Dorothy Sayers, a 20th century Christian writer, delivered an essay at University of Oxford in 1947 titled the "Lost Tools of Learning". [link to LTL]This essay influenced the modern classical education movement. A modern classical education revives the medieval Trivium, which consists of three stages: the Grammar, Dialectic, and Rhetoric stages which are characterized by the three subjects, Latin, Logic and Rhetoric which themselves act as tools to enable the analysis and mastery of every other subject. These three learning stages correspond to the learning stages of children that change as they mature and informs the educational method used in each stage to best develop a knowledgeable, thinking, and articulate student. The methodology changes through age levels as a child grows in his ability to learn and understand. We at C3 see homeschooling as perfectly suited to classical education because homeschooling has the flexibility to adapt to these changes.

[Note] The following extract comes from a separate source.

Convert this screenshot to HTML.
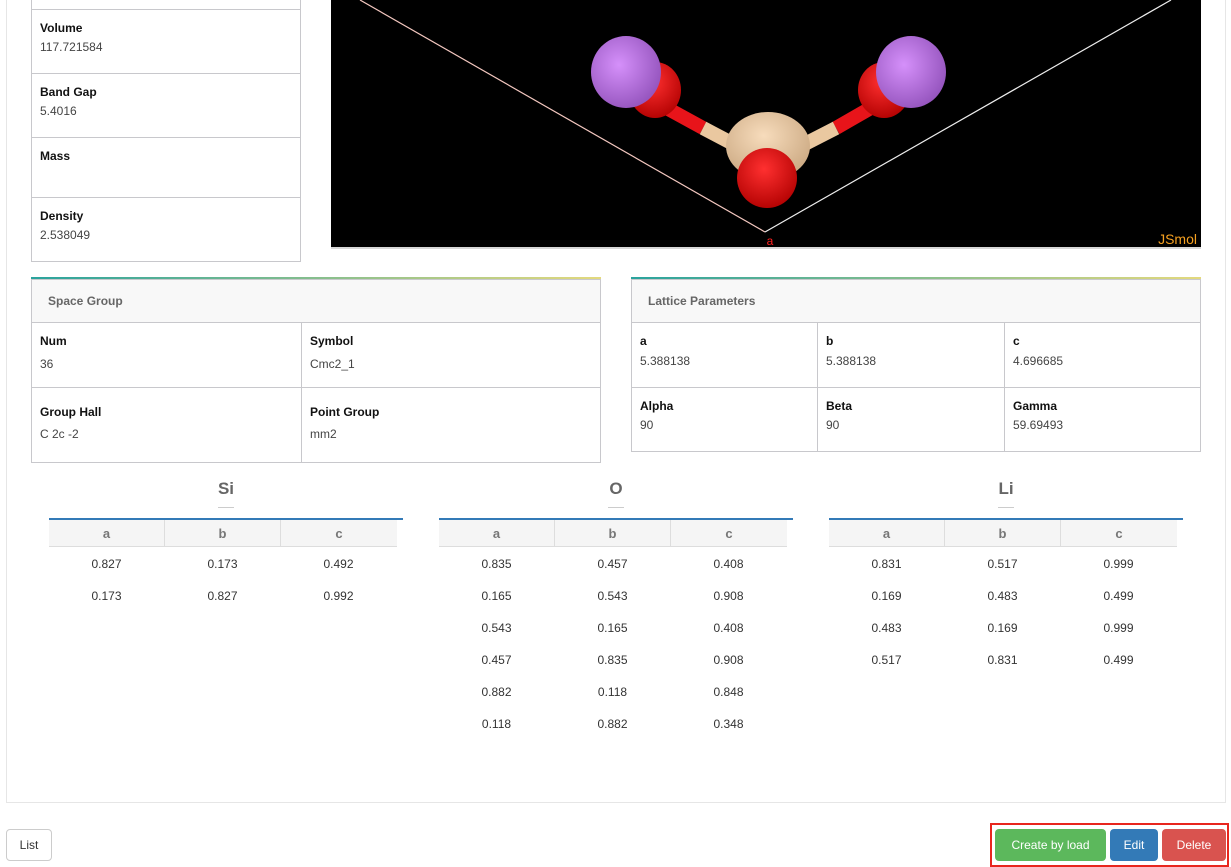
<!DOCTYPE html>
<html><head><meta charset="utf-8">
<style>
*{box-sizing:border-box;margin:0;padding:0}
body{width:1231px;height:867px;background:#fff;position:relative;overflow:hidden;font-family:"Liberation Sans",sans-serif;color:#333}
.abs{position:absolute}
.lbl{position:absolute;font-size:12px;font-weight:bold;color:#111}
.val{position:absolute;font-size:12px;color:#444}
.box{position:absolute;border:1px solid #c8c8cc}
.hl{position:absolute;height:1px;background:#c8c8cc}
.vl{position:absolute;width:1px;background:#c8c8cc}
.grad{position:absolute;height:3px;background:linear-gradient(to right,#2aa39d,#e3d97e)}
.hdr{position:absolute;background:#f8f8f8;font-size:12px;font-weight:bold;color:#666;padding-left:16px;line-height:42px}
.ttl{position:absolute;font-size:17px;font-weight:bold;color:#666;text-align:center;width:40px}
.uline{position:absolute;height:1px;background:#ccc;width:16px}
.th{position:absolute;top:520px;height:27px;background:#f5f5f5;border-bottom:1px solid #ddd}
.thc{position:absolute;top:0;height:27px;line-height:27px;text-align:center;font-size:13px;font-weight:bold;color:#777;border-right:1px solid #ddd}
.cell{position:absolute;font-size:12px;color:#333;text-align:center;width:115px}
.btn{position:absolute;border-radius:4px;color:#fff;font-size:12px;text-align:center;line-height:32px}
</style></head><body>
<div class="abs" style="left:6px;top:-5px;width:1220px;height:808px;border:1px solid #e6e6e6"></div>

<div class="box" style="left:31px;top:-5px;width:270px;height:267px"></div>
<div class="hl" style="left:31px;top:9px;width:270px"></div>
<div class="hl" style="left:31px;top:73px;width:270px"></div>
<div class="hl" style="left:31px;top:137px;width:270px"></div>
<div class="hl" style="left:31px;top:197px;width:270px"></div>
<div class="lbl" style="left:40px;top:21px">Volume</div>
<div class="val" style="left:40px;top:40px">117.721584</div>
<div class="lbl" style="left:40px;top:85px">Band Gap</div>
<div class="val" style="left:40px;top:104px">5.4016</div>
<div class="lbl" style="left:40px;top:149px">Mass</div>
<div class="lbl" style="left:40px;top:209px">Density</div>
<div class="val" style="left:40px;top:228px">2.538049</div>

<svg class="abs" style="left:331px;top:0" width="870" height="249" viewBox="0 0 870 249">
<defs>
<radialGradient id="pu" cx="0.4" cy="0.4" r="0.7"><stop offset="0" stop-color="#d590fa"/><stop offset="1" stop-color="#8f4fb8"/></radialGradient>
<radialGradient id="rd" cx="0.45" cy="0.35" r="0.7"><stop offset="0" stop-color="#ff3030"/><stop offset="1" stop-color="#b00000"/></radialGradient>
<radialGradient id="bg" cx="0.45" cy="0.35" r="0.7"><stop offset="0" stop-color="#f7dcbc"/><stop offset="1" stop-color="#c9a67f"/></radialGradient>
</defs>
<rect width="870" height="248" fill="#000"/>
<rect y="247" width="870" height="2" fill="#d8d8d8"/>
<line x1="29" y1="0" x2="434" y2="232" stroke="#f4c8c0" stroke-width="1.2"/>
<line x1="434" y1="232" x2="840" y2="0" stroke="#eee" stroke-width="1.2"/>
<line x1="330" y1="105" x2="372" y2="128" stroke="#e8141a" stroke-width="14"/>
<line x1="372" y1="128" x2="410" y2="148" stroke="#eac8a0" stroke-width="14"/>
<line x1="545" y1="105" x2="505" y2="128" stroke="#e8141a" stroke-width="14"/>
<line x1="505" y1="128" x2="466" y2="148" stroke="#eac8a0" stroke-width="14"/>
<ellipse cx="324" cy="90" rx="26" ry="28" fill="url(#rd)"/>
<ellipse cx="553" cy="90" rx="26" ry="28" fill="url(#rd)"/>
<ellipse cx="295" cy="72" rx="35" ry="36" fill="url(#pu)"/>
<ellipse cx="580" cy="72" rx="35" ry="36" fill="url(#pu)"/>
<ellipse cx="437" cy="146" rx="42" ry="34" fill="url(#bg)"/>
<ellipse cx="436" cy="178" rx="30" ry="30" fill="url(#rd)"/>
<text x="439" y="245" fill="#ff2020" font-size="12" font-family="Liberation Sans" text-anchor="middle">a</text>
<text x="866" y="244" fill="#f5a020" font-size="14" font-family="Liberation Sans" text-anchor="end">JSmol</text>
</svg>

<!-- Space group -->
<div class="grad" style="left:31px;top:277px;width:570px"></div>
<div class="box" style="left:31px;top:279px;width:570px;height:184px"></div>
<div class="hdr" style="left:32px;top:280px;width:568px;height:42px">Space Group</div>
<div class="hl" style="left:31px;top:322px;width:570px"></div>
<div class="hl" style="left:31px;top:387px;width:570px"></div>
<div class="vl" style="left:301px;top:322px;height:140px"></div>
<div class="lbl" style="left:40px;top:334px">Num</div><div class="val" style="left:40px;top:357px">36</div>
<div class="lbl" style="left:310px;top:334px">Symbol</div><div class="val" style="left:310px;top:357px">Cmc2_1</div>
<div class="lbl" style="left:40px;top:405px">Group Hall</div><div class="val" style="left:40px;top:427px">C 2c -2</div>
<div class="lbl" style="left:310px;top:405px">Point Group</div><div class="val" style="left:310px;top:427px">mm2</div>

<!-- Lattice -->
<div class="grad" style="left:631px;top:277px;width:570px"></div>
<div class="box" style="left:631px;top:279px;width:570px;height:173px"></div>
<div class="hdr" style="left:632px;top:280px;width:568px;height:42px">Lattice Parameters</div>
<div class="hl" style="left:631px;top:322px;width:570px"></div>
<div class="hl" style="left:631px;top:387px;width:570px"></div>
<div class="vl" style="left:817px;top:322px;height:129px"></div>
<div class="vl" style="left:1004px;top:322px;height:129px"></div>
<div class="lbl" style="left:640px;top:334px">a</div><div class="val" style="left:640px;top:354px">5.388138</div>
<div class="lbl" style="left:826px;top:334px">b</div><div class="val" style="left:826px;top:354px">5.388138</div>
<div class="lbl" style="left:1013px;top:334px">c</div><div class="val" style="left:1013px;top:354px">4.696685</div>
<div class="lbl" style="left:640px;top:399px">Alpha</div><div class="val" style="left:640px;top:418px">90</div>
<div class="lbl" style="left:826px;top:399px">Beta</div><div class="val" style="left:826px;top:418px">90</div>
<div class="lbl" style="left:1013px;top:399px">Gamma</div><div class="val" style="left:1013px;top:418px">59.69493</div>

<div id="atoms"></div>

<div class="btn" style="left:6px;top:829px;width:46px;height:32px;border:1px solid #ccc;color:#333;line-height:30px;background:#fff">List</div>
<div class="abs" style="left:990px;top:823px;width:239px;height:44px;border:2px solid #e8261e"></div>
<div class="btn" style="left:995px;top:829px;width:111px;height:32px;background:#5cb85c">Create by load</div>
<div class="btn" style="left:1110px;top:829px;width:48px;height:32px;background:#337ab7">Edit</div>
<div class="btn" style="left:1162px;top:829px;width:64px;height:32px;background:#d9534f">Delete</div>

<script>
const elements = ["Si","O","Li"];
const siA = [0.827,0.173], siB = [0.173,0.827], siC = [0.492,0.992];
const oA = [0.835,0.165,0.543,0.457,0.882,0.118], oB = [0.457,0.543,0.165,0.835,0.118,0.882], oC = [0.408,0.908,0.408,0.908,0.848,0.348];
const liA = [0.831,0.169,0.483,0.517], liB = [0.517,0.483,0.169,0.831], liC = [0.999,0.499,0.999,0.499];
const cols = ["a","b","c"];
const data = [[siA,siB,siC],[oA,oB,oC],[liA,liB,liC]];
const root = document.getElementById('atoms');
elements.forEach((el, i) => {
  const x0 = 49 + i*390;
  const t = document.createElement('div');
  t.className='ttl'; t.style.left=(x0+157)+'px'; t.style.top='479px'; t.textContent=el;
  
  
  root.appendChild(t);
  const u = document.createElement('div');
  u.className='uline'; u.style.left=(x0+169)+'px'; u.style.top='507px';
  root.appendChild(u);
  const bl = document.createElement('div');
  bl.className='abs'; bl.style.left=x0+'px'; bl.style.top='518px'; bl.style.width='354px'; bl.style.height='2px'; bl.style.background='#337ab7';
  root.appendChild(bl);
  const th = document.createElement('div');
  th.className='th'; th.style.left=x0+'px'; th.style.width='348px';
  
  
  cols.forEach((c,j)=>{
    const h=document.createElement('div'); h.className='thc';
    h.style.left=(j*116)+'px'; h.style.width='116px'; if(j==2)h.style.borderRight='none';
    h.textContent=c;
    
    
    th.appendChild(h);
  });
  root.appendChild(th);
  data[i].forEach((colVals,j)=>{
    colVals.forEach((v,r)=>{
      const c=document.createElement('div'); c.className='cell';
      c.style.left=(x0+j*116)+'px'; c.style.top=(557+r*32)+'px';
      c.textContent=v.toFixed(3);
      
      
      root.appendChild(c);
    });
  });
});
</script>
</body></html>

The early grammar stage is when the child absorbs factual information readily and higher reasoning is difficult. A classical education uses this stage to teach the child factual information as a gathering together of material to use in the next stage of learning. Each subject has a “what” component. Latin is the best grounding for this early educational period. It lays a foundation of study and mental exercise that carries the student through the next phases.
When a child is about 12 to 14 they enter the dialectic or logic stage when they are more inquisitive and analytical. In their classes they should be learning to critically analyze and understand the relationships in what they are learning. Logic should be taught in this stage but all subjects have a logic component in understanding how its parts fit together, the “why” of the subject.
The Rhetoric stage is when the student begins to skillfully express what they have learned. The subject Rhetoric should be taught in this stage but all subjects should be developing this skill of expressing that subject persuasively and skillfully. It is the stage that focuses on the "how" of the subject.
With a classical education a student is able to use the tools of learning with any subject of study whatsoever, into their college years and their future vocation.
Dorothy Sayers said of modern education, “…young men and women are sent into the world to fight massive propaganda with a smattering of subjects….We let our young men and women go out unarmed, in a day when armor was never so necessary. By teaching them all to read, we have left them at the mercy of the printed word. By the invention of film and the radio [and now television and the internet] we have made certain that no aversion to reading shall secure them from the incessant battery of words, words, words,…they are prey to words in their emotions instead of being the masters of them in their intellects…” But with a classical education, the family who gives the student the Sword of the Lord in His Word, that student through their time at C3, will have the fencing lessons to wield that Sword.